O movimento negro, quando muito, luta pela demarcação de um quilombo,
mas na maioria das vezes briga pelo direito de ir à universidade, de ter
acesso ao mercado de trabalho. Ou seja, luta para ser um brasileiro
comum. O indígena não quer fazer parte da sociedade. Ele quer manter a
sua maneira de viver. O pior é que estão nas terras que os
megalomaníacos capitalistas querem. Para um governo resolver a situação
do indígena, tem que brigar com esses grupos que são donos dos
financiamentos de campanha. Espero que agora, no segundo mandato de
Dilma, inclusive empurrado pelo governo popular, ela tome consciência...

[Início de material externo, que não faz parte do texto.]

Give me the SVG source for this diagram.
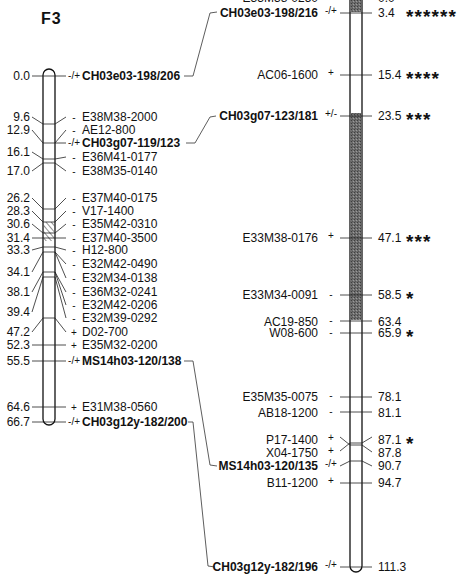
<svg xmlns="http://www.w3.org/2000/svg" width="462" height="575" viewBox="0 0 462 575">
<style>
text{font-family:"Liberation Sans",Arial,sans-serif;font-size:12px;fill:#111}
.b{font-weight:bold}
.n{text-anchor:end}
.r{text-anchor:end}
.s{font-size:10px;text-anchor:middle}
.se{font-size:10px;text-anchor:end}
.ast{font-size:19px;font-weight:bold;letter-spacing:1.1px}
.t{stroke:#222;stroke-width:0.8;fill:none}
.c{stroke:#333;stroke-width:0.8;fill:none}
.chr{fill:#fff;stroke:#111;stroke-width:1.3}
</style>
<defs>
<pattern id="hatch" width="4" height="4" patternUnits="userSpaceOnUse" patternTransform="rotate(-40)">
<line x1="0" y1="0" x2="0" y2="4" stroke="#222" stroke-width="1"/>
</pattern>
<pattern id="stip" width="3" height="3" patternUnits="userSpaceOnUse">
<rect width="3" height="3" fill="#6e6e6e"/>
<rect x="0" y="0" width="1" height="1" fill="#3e3e3e"/>
<rect x="2" y="1" width="1" height="1" fill="#9a9a9a"/>
<rect x="1" y="2" width="1" height="1" fill="#555"/>
</pattern>
</defs>

<text x="41" y="24" class="b" style="font-size:16px;letter-spacing:1px">F3</text>

<g id="chromosome-left">
<rect class="chr" x="43" y="69" width="12" height="356" rx="6"/>
<rect x="43.7" y="222" width="10.6" height="19" fill="url(#hatch)"/>
<g class="t">
<line x1="43" y1="76" x2="55" y2="76"/>
<line x1="43" y1="124" x2="55" y2="124"/>
<line x1="43" y1="143" x2="55" y2="143"/>
<line x1="43" y1="159" x2="55" y2="159"/>
<line x1="43" y1="163" x2="55" y2="163"/>
<line x1="43" y1="209" x2="55" y2="209"/>
<line x1="43" y1="222" x2="55" y2="222"/>
<line x1="43" y1="233" x2="55" y2="233"/>
<line x1="43" y1="238" x2="55" y2="238"/>
<line x1="43" y1="247" x2="55" y2="247"/>
<line x1="43" y1="252" x2="55" y2="252"/>
<line x1="43" y1="272" x2="55" y2="272"/>
<line x1="43" y1="277" x2="55" y2="277"/>
<line x1="43" y1="318" x2="55" y2="318"/>
<line x1="43" y1="345" x2="55" y2="345"/>
<line x1="43" y1="361" x2="55" y2="361"/>
<line x1="43" y1="407" x2="55" y2="407"/>
<line x1="43" y1="422" x2="55" y2="422"/>
</g>
</g>

<g id="left-ticks" class="t">
<line x1="32" y1="76" x2="43" y2="76"/>
<line x1="32" y1="117" x2="43" y2="124"/>
<line x1="32" y1="130" x2="43" y2="143"/>
<line x1="32" y1="152" x2="43" y2="159"/>
<line x1="32" y1="171" x2="43" y2="163"/>
<line x1="32" y1="198" x2="43" y2="209"/>
<line x1="32" y1="211" x2="43" y2="222"/>
<line x1="32" y1="224" x2="43" y2="233"/>
<line x1="32" y1="238" x2="43" y2="238"/>
<line x1="32" y1="250" x2="43" y2="247"/>
<line x1="32" y1="272" x2="43" y2="252"/>
<line x1="32" y1="292" x2="43" y2="272"/>
<line x1="32" y1="312" x2="43" y2="277"/>
<line x1="32" y1="332" x2="43" y2="318"/>
<line x1="32" y1="345" x2="43" y2="345"/>
<line x1="32" y1="361" x2="43" y2="361"/>
<line x1="32" y1="407" x2="43" y2="407"/>
<line x1="32" y1="422" x2="43" y2="422"/>
<line x1="55" y1="76" x2="66" y2="76"/>
<line x1="55" y1="124" x2="66" y2="117"/>
<line x1="55" y1="143" x2="66" y2="130"/>
<line x1="55" y1="143" x2="66" y2="143"/>
<line x1="55" y1="159" x2="66" y2="157"/>
<line x1="55" y1="163" x2="66" y2="171"/>
<line x1="55" y1="209" x2="66" y2="198"/>
<line x1="55" y1="222" x2="66" y2="211"/>
<line x1="55" y1="233" x2="66" y2="224"/>
<line x1="55" y1="238" x2="66" y2="238"/>
<line x1="55" y1="247" x2="66" y2="250"/>
<line x1="55" y1="252" x2="66" y2="264"/>
<line x1="55" y1="252" x2="66" y2="278"/>
<line x1="55" y1="272" x2="66" y2="292"/>
<line x1="55" y1="272" x2="66" y2="305"/>
<line x1="55" y1="277" x2="66" y2="318"/>
<line x1="55" y1="318" x2="66" y2="332"/>
<line x1="55" y1="345" x2="66" y2="345"/>
<line x1="55" y1="361" x2="66" y2="361"/>
<line x1="55" y1="407" x2="66" y2="407"/>
<line x1="55" y1="422" x2="66" y2="422"/>
</g>

<g id="left-numbers">
<text class="n" x="30" y="80">0.0</text>
<text class="n" x="30" y="121">9.6</text>
<text class="n" x="30" y="134">12.9</text>
<text class="n" x="30" y="156">16.1</text>
<text class="n" x="30" y="175">17.0</text>
<text class="n" x="30" y="202">26.2</text>
<text class="n" x="30" y="215">28.3</text>
<text class="n" x="30" y="228">30.6</text>
<text class="n" x="30" y="242">31.4</text>
<text class="n" x="30" y="254">33.3</text>
<text class="n" x="30" y="276">34.1</text>
<text class="n" x="30" y="296">38.1</text>
<text class="n" x="30" y="316">39.4</text>
<text class="n" x="30" y="336">47.2</text>
<text class="n" x="30" y="349">52.3</text>
<text class="n" x="30" y="365">55.5</text>
<text class="n" x="30" y="411">64.6</text>
<text class="n" x="30" y="426">66.7</text>
</g>

<g id="left-markers">
<text class="se" x="80" y="79">-/+</text><text class="b" x="82" y="80">CH03e03-198/206</text>
<text class="s" x="74" y="121">-</text><text x="82" y="121">E38M38-2000</text>
<text class="s" x="74" y="134">-</text><text x="82" y="134">AE12-800</text>
<text class="se" x="80" y="146">-/+</text><text class="b" x="82" y="147">CH03g07-119/123</text>
<text class="s" x="74" y="161">-</text><text x="82" y="161">E36M41-0177</text>
<text class="s" x="74" y="175">-</text><text x="82" y="175">E38M35-0140</text>
<text class="s" x="74" y="202">-</text><text x="82" y="202">E37M40-0175</text>
<text class="s" x="74" y="215">-</text><text x="82" y="215">V17-1400</text>
<text class="s" x="74" y="228">-</text><text x="82" y="228">E35M42-0310</text>
<text class="s" x="74" y="242">-</text><text x="82" y="242">E37M40-3500</text>
<text class="s" x="74" y="254">-</text><text x="82" y="254">H12-800</text>
<text class="s" x="74" y="268">-</text><text x="82" y="268">E32M42-0490</text>
<text class="s" x="74" y="282">-</text><text x="82" y="282">E32M34-0138</text>
<text class="s" x="74" y="296">-</text><text x="82" y="296">E36M32-0241</text>
<text class="s" x="74" y="309">-</text><text x="82" y="309">E32M42-0206</text>
<text class="s" x="74" y="322">-</text><text x="82" y="322">E32M39-0292</text>
<text class="s" x="74" y="336">+</text><text x="82" y="336">D02-700</text>
<text class="s" x="74" y="349">+</text><text x="82" y="349">E35M32-0200</text>
<text class="se" x="80" y="364">-/+</text><text class="b" x="82" y="365">MS14h03-120/138</text>
<text class="s" x="74" y="411">+</text><text x="82" y="411">E31M38-0560</text>
<text class="se" x="80" y="425">-/+</text><text class="b" x="82" y="426">CH03g12y-182/200</text>
</g>

<g id="connectors" class="c">
<polyline points="184,76 193,76 210,13 217,12"/>
<polyline points="186,143 195,143 210,117 216,116"/>
<polyline points="184,361 193,361 210,465 217,466"/>
<polyline points="188,422 193,422 208,566 215,567"/>
</g>

<g id="chromosome-right">
<rect class="chr" x="350" y="-20" width="12" height="592" rx="6"/>
<rect x="350.7" y="-5" width="10.6" height="17" fill="url(#stip)"/>
<rect x="350.7" y="113" width="10.6" height="207" fill="url(#stip)"/>
<g class="t">
<line x1="340" y1="-1" x2="372" y2="-1"/>
<line x1="340" y1="13" x2="372" y2="13"/>
<line x1="340" y1="75" x2="372" y2="75"/>
<line x1="340" y1="116" x2="372" y2="116"/>
<line x1="340" y1="238" x2="372" y2="238"/>
<line x1="340" y1="295" x2="372" y2="295"/>
<line x1="340" y1="321" x2="372" y2="321"/>
<line x1="340" y1="333" x2="372" y2="333"/>
<line x1="340" y1="397" x2="372" y2="397"/>
<line x1="340" y1="412" x2="372" y2="412"/>
<polyline points="340,437 350,445 362,445 372,452"/>
<polyline points="340,451 350,443 362,443 372,437"/>
<polyline points="340,466 350,461 362,461 372,466"/>
<line x1="340" y1="483" x2="372" y2="483"/>
<line x1="340" y1="567" x2="372" y2="567"/>
</g>
</g>

<g id="right-markers">
<text class="r" x="318" y="2">E33M38-0250</text><text x="378" y="2">0.0</text><text class="ast" x="406" y="6">******</text>
<text class="s" x="331" y="14">-/+</text><text class="r b" x="318" y="17">CH03e03-198/216</text><text x="378" y="17">3.4</text><text class="ast" x="406" y="23">******</text>
<text class="s" x="331" y="76">+</text><text class="r" x="318" y="79">AC06-1600</text><text x="378" y="79">15.4</text><text class="ast" x="406" y="85">****</text>
<text class="s" x="331" y="117">+/-</text><text class="r b" x="318" y="120">CH03g07-123/181</text><text x="378" y="120">23.5</text><text class="ast" x="406" y="126">***</text>
<text class="s" x="331" y="239">+</text><text class="r" x="318" y="242">E33M38-0176</text><text x="378" y="242">47.1</text><text class="ast" x="406" y="248">***</text>
<text class="s" x="331" y="298">-</text><text class="r" x="318" y="299">E33M34-0091</text><text x="378" y="299">58.5</text><text class="ast" x="406" y="305">*</text>
<text class="s" x="331" y="324">-</text><text class="r" x="318" y="326">AC19-850</text><text x="378" y="326">63.4</text>
<text class="s" x="331" y="336">-</text><text class="r" x="318" y="337">W08-600</text><text x="378" y="337">65.9</text><text class="ast" x="406" y="343">*</text>
<text class="s" x="331" y="399">-</text><text class="r" x="318" y="401">E35M35-0075</text><text x="378" y="401">78.1</text>
<text class="s" x="331" y="415">-</text><text class="r" x="318" y="417">AB18-1200</text><text x="378" y="417">81.1</text>
<text class="s" x="331" y="441">+</text><text class="r" x="318" y="444">P17-1400</text><text x="378" y="444">87.1</text><text class="ast" x="406" y="450">*</text>
<text class="s" x="331" y="454">+</text><text class="r" x="318" y="457">X04-1750</text><text x="378" y="457">87.8</text>
<text class="s" x="331" y="467">-/+</text><text class="r b" x="318" y="470">MS14h03-120/135</text><text x="378" y="470">90.7</text>
<text class="s" x="331" y="484">+</text><text class="r" x="318" y="487">B11-1200</text><text x="378" y="487">94.7</text>
<text class="s" x="331" y="568">-/+</text><text class="r b" x="318" y="571">CH03g12y-182/196</text><text x="378" y="571">111.3</text>
</g>
</svg>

Ela tem feito discursos de que vai ouvir mais essas populações, coisa
que não fez até agora. Ao mesmo tempo, quando alguém diz que Kátia Abreu
vai assumir o Ministério da Agricultura, a gente já fica meio com o pé
atrás... Mas ainda tenho um pinguinho de esperança de que o grito das
urnas faça acordar esse gigante... Vamos ver.
O senhor vive no interior de São Paulo. Como o senhor acompanha as questões relacionadas à sua tribo?
Com essa coisa de internet, tenho contato direto com a turma dentro das
aldeias, nas brigas aí pela não construção de hidrelétricas. O povo
munduruku tem decidido que não quer essas hidrelétricas. Talvez para os
paulistas e para o pessoal daqui do Nordeste, isso não cause grande
impacto, mas é novamente a falta de compreensão de que nós somos uma
teia. O que afeta o rio Tapajós lá no meio da Amazônia há de afetar cedo
ou tarde essa região aqui e todas as outras do Brasil. Com toda essa
transformação climática que a gente está vivendo, é impressionante como
as pessoas ainda não se dão conta disso.